_WRITTEN TASK:_ Once the pictures are set aside, transcribe the remaining data exactly.

>> BEGIN SUPPLIED INFORMATION

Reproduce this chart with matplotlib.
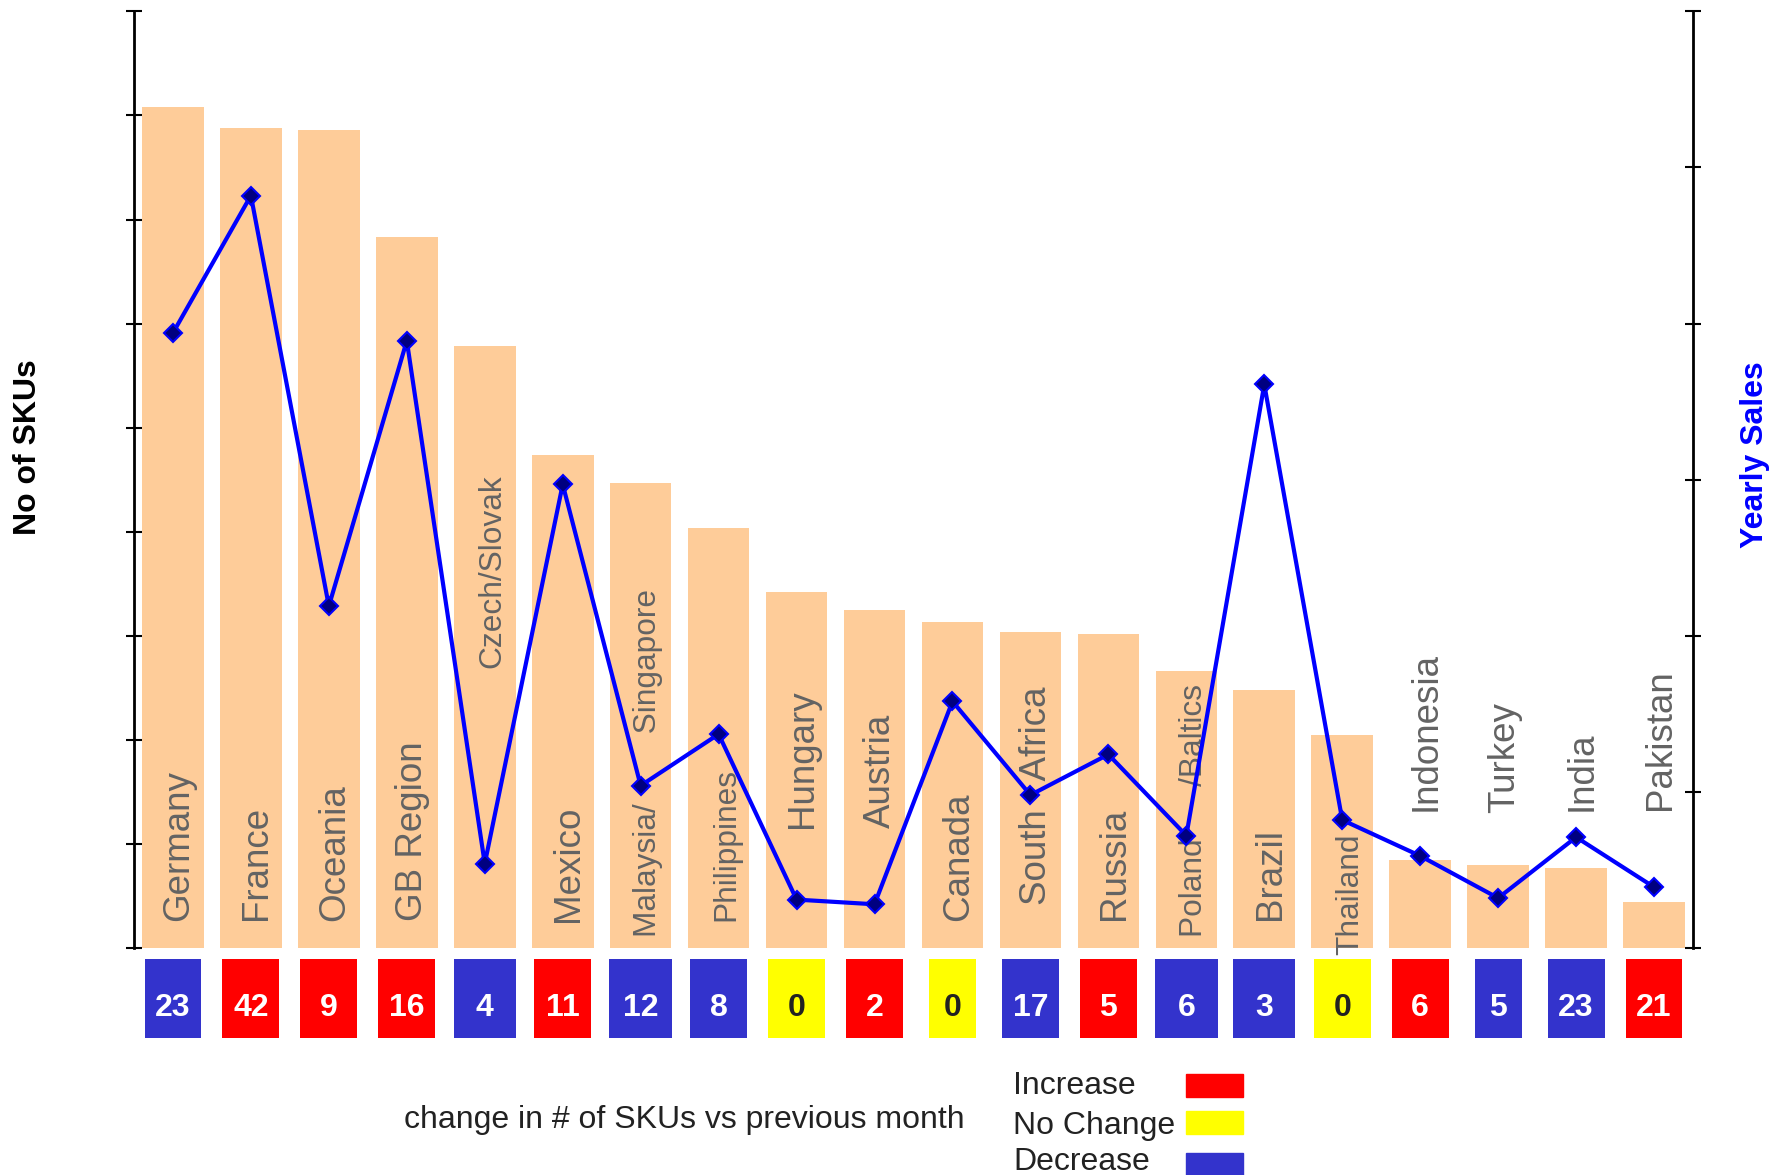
import matplotlib
matplotlib.use('Agg')
import matplotlib.pyplot as plt
from matplotlib.patches import Rectangle

plt.rcParams['font.family'] = ['Liberation Sans', 'DejaVu Sans']

# data
countries = ['Germany', 'France', 'Oceania', 'GB Region', 'Czech/Slovak', 'Mexico',
             'Malaysia/        Singapore', 'Philippines', 'Hungary', 'Austria', 'Canada',
             'South   Africa', 'Russia', 'Poland      /Baltics', 'Brazil', 'Thailand',
             'Indonesia', 'Turkey', 'India', 'Pakistan']
skus = [808, 788, 786, 683, 578, 474, 447, 404, 342, 325,
        313, 304, 302, 266, 248, 205, 85, 80, 77, 44]
sales = [394, 482, 219, 389, 54, 297, 104, 137, 31, 28,
         158, 98, 124, 72, 361, 82, 59, 32, 71, 39]
sku_change = [23, 42, 9, 16, 4, 11, 12, 8, 0, 2,
              0, 17, 5, 6, 3, 0, 6, 5, 23, 21]
change_dir = ['dec', 'inc', 'inc', 'inc', 'dec', 'inc', 'dec', 'dec', 'none', 'inc',
              'none', 'dec', 'inc', 'dec', 'dec', 'none', 'inc', 'dec', 'dec', 'inc']

# layout / style
dir_colors = {'inc': '#FF0000', 'none': '#FFFF00', 'dec': '#3333CC'}
small_labels = {'Czech/Slovak', 'Malaysia/        Singapore', 'Philippines',
                'Poland      /Baltics', 'Thailand'}
label_bottom = [26, 27, 26, 26, 269, 25, 11, 26, 115, 115,
                26, 41, 27, 11, 27, -7, 132, 130, 132, 133]
box_width = [0.73, 0.73, 0.73, 0.73, 0.8, 0.73, 0.8, 0.73, 0.73, 0.73,
             0.6, 0.73, 0.73, 0.8, 0.8, 0.73, 0.73, 0.6, 0.73, 0.73]

fig = plt.figure(figsize=(17.84, 11.75), dpi=100)
ax = fig.add_axes([0.0751, 0.1932, 0.8739, 0.7971])
x = list(range(len(countries)))

ax.bar(x, skus, width=0.79, color='#FECC99', zorder=1)
ax.set_xlim(-0.5, 19.5)
ax.set_ylim(0, 900)
ax.set_yticks(range(0, 901, 100))
ax.set_yticklabels([])
ax.set_xticks([])
for s in ['top', 'bottom', 'right']:
    ax.spines[s].set_visible(False)
ax.spines['left'].set_linewidth(2)
ax.tick_params(axis='y', direction='inout', length=11.5, width=1.5)

for i, name in enumerate(countries):
    fs = 22.8 if name in small_labels else 26.5
    ax.text(i + 0.2, label_bottom[i], name, rotation=90, rotation_mode='anchor',
            ha='left', va='baseline', fontsize=fs, color='#636363', zorder=2,
            clip_on=False)

ax2 = ax.twinx()
ax2.plot(x, sales, color='#0000FF', lw=3, marker='D', ms=9.5,
         mfc='#000080', mec='#0000FF', mew=1.5, zorder=3)
ax2.set_ylim(0, 600)
ax2.set_yticks(range(0, 601, 100))
ax2.set_yticklabels([])
for s in ['top', 'bottom', 'left']:
    ax2.spines[s].set_visible(False)
ax2.spines['right'].set_linewidth(2)
ax2.tick_params(axis='y', direction='inout', length=11.5, width=1.5)

# change boxes under the bars
axb = fig.add_axes([0.0751, 0.1166, 0.8739, 0.0672])
axb.bar(x, [1] * len(x), width=box_width, color=[dir_colors[d] for d in change_dir])
axb.set_xlim(-0.5, 19.5)
axb.set_ylim(0, 1)
axb.axis('off')
for i, v in enumerate(sku_change):
    c = '#222222' if change_dir[i] == 'none' else 'white'
    axb.text(i, 0.28, str(v), ha='center', va='baseline', fontsize=23,
             fontweight='bold', color=c)

fig.text(28 / 1784, 1 - 447 / 1175, 'No of SKUs', rotation=90, ha='center',
         va='center', fontsize=23, fontweight='bold', color='black')
fig.text(1755 / 1784, 1 - 455 / 1175, 'Yearly Sales', rotation=90, ha='center',
         va='center', fontsize=23, fontweight='bold', color='#0000FF')

fig.text(0.3838, 1 - 1120 / 1175, 'change in # of SKUs vs previous month',
         ha='center', va='center', fontsize=23, color='#222222')

legend_items = [('Increase', 'inc', 1094, 1074), ('No Change', 'none', 1134, 1111),
                ('Decrease', 'dec', 1170, 1153)]
for text, key, base, top in legend_items:
    fig.text(1013 / 1784, 1 - base / 1175, text, ha='left', va='baseline',
             fontsize=23, color='#222222')
    fig.patches.append(Rectangle((1186 / 1784, 1 - (top + 23) / 1175), 57 / 1784,
                                 23 / 1175, transform=fig.transFigure,
                                 color=dir_colors[key], figure=fig))

fig.savefig('out.png', dpi=100)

>> END SUPPLIED INFORMATION

_SOLUTION TO THE EXERCISE:_
Reproduce this chart with matplotlib.
import matplotlib
matplotlib.use('Agg')
import matplotlib.pyplot as plt
from matplotlib.patches import Rectangle

plt.rcParams['font.family'] = ['Liberation Sans', 'DejaVu Sans']

# data
countries = ['Germany', 'France', 'Oceania', 'GB Region', 'Czech/Slovak', 'Mexico',
             'Malaysia/        Singapore', 'Philippines', 'Hungary', 'Austria', 'Canada',
             'South   Africa', 'Russia', 'Poland      /Baltics', 'Brazil', 'Thailand',
             'Indonesia', 'Turkey', 'India', 'Pakistan']
skus = [808, 788, 786, 683, 578, 474, 447, 404, 342, 325,
        313, 304, 302, 266, 248, 205, 85, 80, 77, 44]
sales = [394, 482, 219, 389, 54, 297, 104, 137, 31, 28,
         158, 98, 124, 72, 361, 82, 59, 32, 71, 39]
sku_change = [23, 42, 9, 16, 4, 11, 12, 8, 0, 2,
              0, 17, 5, 6, 3, 0, 6, 5, 23, 21]
change_dir = ['dec', 'inc', 'inc', 'inc', 'dec', 'inc', 'dec', 'dec', 'none', 'inc',
              'none', 'dec', 'inc', 'dec', 'dec', 'none', 'inc', 'dec', 'dec', 'inc']

# layout / style
dir_colors = {'inc': '#FF0000', 'none': '#FFFF00', 'dec': '#3333CC'}
small_labels = {'Czech/Slovak', 'Malaysia/        Singapore', 'Philippines',
                'Poland      /Baltics', 'Thailand'}
label_bottom = [26, 27, 26, 26, 269, 25, 11, 26, 115, 115,
                26, 41, 27, 11, 27, -7, 132, 130, 132, 133]
box_width = [0.73, 0.73, 0.73, 0.73, 0.8, 0.73, 0.8, 0.73, 0.73, 0.73,
             0.6, 0.73, 0.73, 0.8, 0.8, 0.73, 0.73, 0.6, 0.73, 0.73]

fig = plt.figure(figsize=(17.84, 11.75), dpi=100)
ax = fig.add_axes([0.0751, 0.1932, 0.8739, 0.7971])
x = list(range(len(countries)))

ax.bar(x, skus, width=0.79, color='#FECC99', zorder=1)
ax.set_xlim(-0.5, 19.5)
ax.set_ylim(0, 900)
ax.set_yticks(range(0, 901, 100))
ax.set_yticklabels([])
ax.set_xticks([])
for s in ['top', 'bottom', 'right']:
    ax.spines[s].set_visible(False)
ax.spines['left'].set_linewidth(2)
ax.tick_params(axis='y', direction='inout', length=11.5, width=1.5)

for i, name in enumerate(countries):
    fs = 22.8 if name in small_labels else 26.5
    ax.text(i + 0.2, label_bottom[i], name, rotation=90, rotation_mode='anchor',
            ha='left', va='baseline', fontsize=fs, color='#636363', zorder=2,
            clip_on=False)

ax2 = ax.twinx()
ax2.plot(x, sales, color='#0000FF', lw=3, marker='D', ms=9.5,
         mfc='#000080', mec='#0000FF', mew=1.5, zorder=3)
ax2.set_ylim(0, 600)
ax2.set_yticks(range(0, 601, 100))
ax2.set_yticklabels([])
for s in ['top', 'bottom', 'left']:
    ax2.spines[s].set_visible(False)
ax2.spines['right'].set_linewidth(2)
ax2.tick_params(axis='y', direction='inout', length=11.5, width=1.5)

# change boxes under the bars
axb = fig.add_axes([0.0751, 0.1166, 0.8739, 0.0672])
axb.bar(x, [1] * len(x), width=box_width, color=[dir_colors[d] for d in change_dir])
axb.set_xlim(-0.5, 19.5)
axb.set_ylim(0, 1)
axb.axis('off')
for i, v in enumerate(sku_change):
    c = '#222222' if change_dir[i] == 'none' else 'white'
    axb.text(i, 0.28, str(v), ha='center', va='baseline', fontsize=23,
             fontweight='bold', color=c)

fig.text(28 / 1784, 1 - 447 / 1175, 'No of SKUs', rotation=90, ha='center',
         va='center', fontsize=23, fontweight='bold', color='black')
fig.text(1755 / 1784, 1 - 455 / 1175, 'Yearly Sales', rotation=90, ha='center',
         va='center', fontsize=23, fontweight='bold', color='#0000FF')

fig.text(0.3838, 1 - 1120 / 1175, 'change in # of SKUs vs previous month',
         ha='center', va='center', fontsize=23, color='#222222')

legend_items = [('Increase', 'inc', 1094, 1074), ('No Change', 'none', 1134, 1111),
                ('Decrease', 'dec', 1170, 1153)]
for text, key, base, top in legend_items:
    fig.text(1013 / 1784, 1 - base / 1175, text, ha='left', va='baseline',
             fontsize=23, color='#222222')
    fig.patches.append(Rectangle((1186 / 1784, 1 - (top + 23) / 1175), 57 / 1784,
                                 23 / 1175, transform=fig.transFigure,
                                 color=dir_colors[key], figure=fig))

fig.savefig('out.png', dpi=100)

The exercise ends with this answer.